> **WRITTEN EXERCISE**: Locate the string "script" throughout the material and copy every line in which it occurs.

> **WORKING DATA**:
========

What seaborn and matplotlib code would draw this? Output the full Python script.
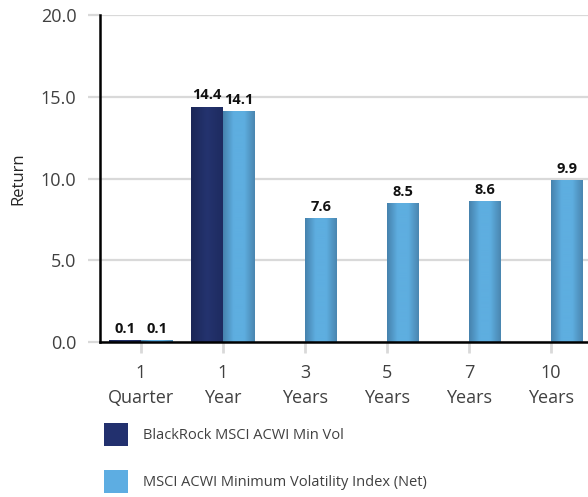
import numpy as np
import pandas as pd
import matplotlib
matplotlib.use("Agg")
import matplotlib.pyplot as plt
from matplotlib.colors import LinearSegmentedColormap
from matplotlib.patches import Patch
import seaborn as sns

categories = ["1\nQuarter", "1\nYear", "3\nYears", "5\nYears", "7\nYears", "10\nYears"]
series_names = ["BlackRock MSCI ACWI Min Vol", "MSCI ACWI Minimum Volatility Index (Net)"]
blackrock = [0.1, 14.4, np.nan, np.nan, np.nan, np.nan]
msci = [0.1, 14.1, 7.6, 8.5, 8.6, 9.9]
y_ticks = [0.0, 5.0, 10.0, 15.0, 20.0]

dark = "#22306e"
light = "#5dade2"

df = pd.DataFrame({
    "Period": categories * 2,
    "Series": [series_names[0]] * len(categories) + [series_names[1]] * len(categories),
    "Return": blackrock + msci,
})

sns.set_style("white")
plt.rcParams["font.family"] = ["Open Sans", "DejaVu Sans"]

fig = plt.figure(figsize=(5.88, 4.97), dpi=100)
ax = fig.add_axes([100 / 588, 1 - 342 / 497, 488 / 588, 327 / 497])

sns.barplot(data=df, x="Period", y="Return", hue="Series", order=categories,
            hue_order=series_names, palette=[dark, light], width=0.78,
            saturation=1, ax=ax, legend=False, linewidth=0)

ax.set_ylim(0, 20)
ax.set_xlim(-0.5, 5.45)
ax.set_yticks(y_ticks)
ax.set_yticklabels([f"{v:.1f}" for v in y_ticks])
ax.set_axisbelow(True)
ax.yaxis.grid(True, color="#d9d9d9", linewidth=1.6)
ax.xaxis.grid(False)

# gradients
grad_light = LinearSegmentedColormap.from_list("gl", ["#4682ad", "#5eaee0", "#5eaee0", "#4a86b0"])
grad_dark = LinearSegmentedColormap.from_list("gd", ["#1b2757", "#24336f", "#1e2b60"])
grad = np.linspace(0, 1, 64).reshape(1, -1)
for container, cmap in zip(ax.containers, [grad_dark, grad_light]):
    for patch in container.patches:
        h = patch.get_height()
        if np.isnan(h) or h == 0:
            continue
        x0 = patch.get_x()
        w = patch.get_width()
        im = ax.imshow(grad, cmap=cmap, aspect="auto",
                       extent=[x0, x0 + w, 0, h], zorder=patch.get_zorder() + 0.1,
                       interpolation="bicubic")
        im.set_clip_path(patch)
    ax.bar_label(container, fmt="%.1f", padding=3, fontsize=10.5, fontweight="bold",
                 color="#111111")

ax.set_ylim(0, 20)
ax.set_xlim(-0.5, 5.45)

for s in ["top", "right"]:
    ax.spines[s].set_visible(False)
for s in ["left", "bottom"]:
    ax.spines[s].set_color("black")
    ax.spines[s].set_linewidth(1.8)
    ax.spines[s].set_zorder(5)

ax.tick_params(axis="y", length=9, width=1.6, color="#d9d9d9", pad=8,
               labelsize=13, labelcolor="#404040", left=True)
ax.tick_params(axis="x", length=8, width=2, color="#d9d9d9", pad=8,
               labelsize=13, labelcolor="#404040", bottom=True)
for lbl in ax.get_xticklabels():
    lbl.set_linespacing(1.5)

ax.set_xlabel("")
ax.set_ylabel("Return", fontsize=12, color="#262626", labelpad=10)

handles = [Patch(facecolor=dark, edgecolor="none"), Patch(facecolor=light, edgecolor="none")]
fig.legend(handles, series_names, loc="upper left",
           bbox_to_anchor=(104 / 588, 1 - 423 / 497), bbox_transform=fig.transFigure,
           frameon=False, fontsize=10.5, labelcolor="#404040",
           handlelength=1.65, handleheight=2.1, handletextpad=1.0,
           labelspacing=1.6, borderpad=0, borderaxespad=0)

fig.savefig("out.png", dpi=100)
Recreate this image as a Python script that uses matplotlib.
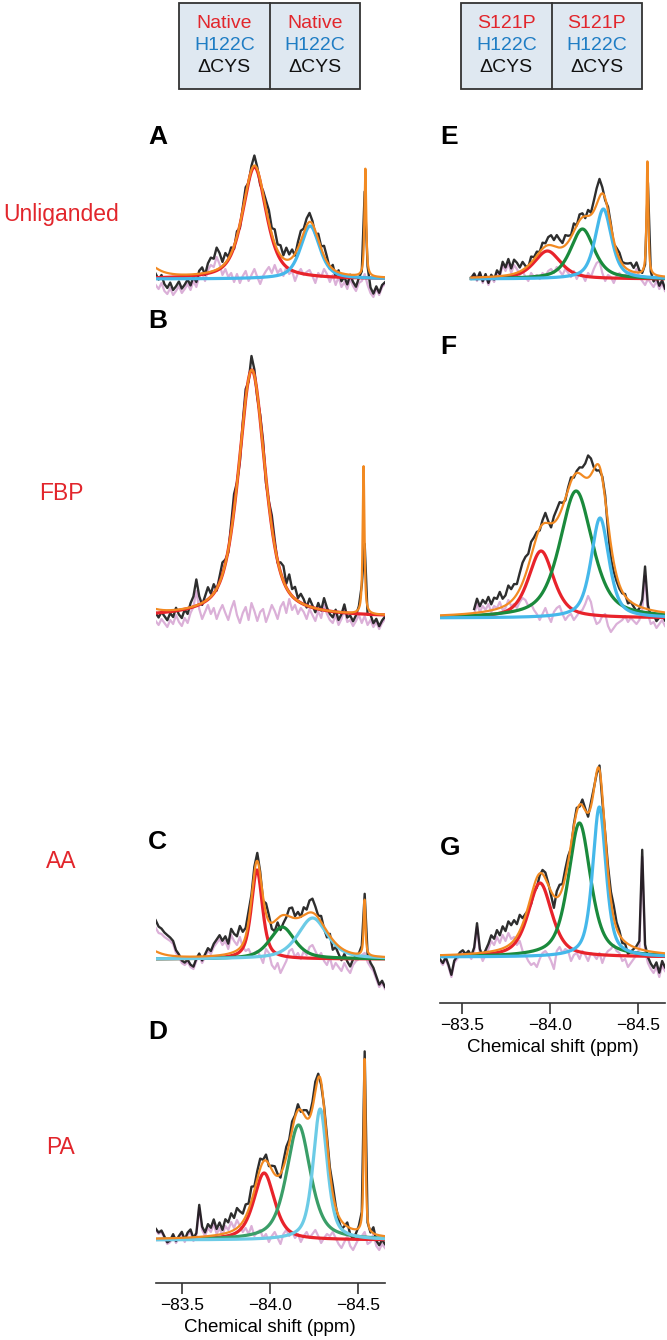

========

> **EXERCISE OUTPUT**:
What seaborn and matplotlib code would draw this? Output the full Python script.
Recreate this image as a Python script that uses matplotlib.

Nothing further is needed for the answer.